Windows not only let light into buildings but also unwanted heat. To address this, a novel window coating has been developed that blocks heat-inducing ultraviolet and infrared light while allowing visible light to pass through at any angle of sunlight. This technology can be applied to existing windows or vehicles, potentially cutting air-conditioning costs by over one-third in warm climates.

Tengfei Luo, the Dorini Family Professor for Energy Studies at the University of Notre Dame and leader of the research, explains that the effectiveness of the coating does not diminish regardless of the sun’s position. Traditional window coatings are typically designed for sunlight entering at a 90-degree angle, but Luo’s team considered the variable angles of sunlight throughout the day, especially during the hotter midday when the sun is at an oblique angle.

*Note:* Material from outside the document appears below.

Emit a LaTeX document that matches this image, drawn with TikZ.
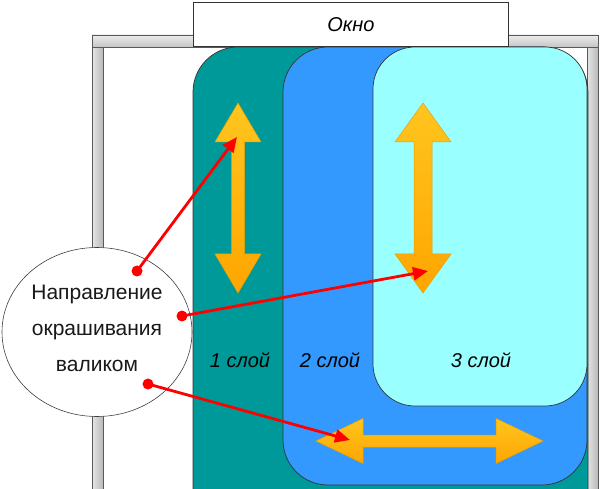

The coating consists of ultra-thin layers of materials like silica, alumina, titanium oxide, and a micrometer-thick silicon polymer. This composite not only maintains transparency but also enhances cooling by reflecting thermal radiation. To find the optimal arrangement of these layers for maximum efficiency at various angles, Luo and his team utilized quantum computing. Their approach allowed them to precisely adjust the layer order, resulting in a coating that significantly reduces temperature inside a room.

Published in Cell Reports Physical Science, their findings show that the coating can lower temperatures by 5.4 to 7.2 degrees Celsius even when exposed to a wide range of light angles.

This is a very neat innovation. Anything to help with bills is a good one in my opinion.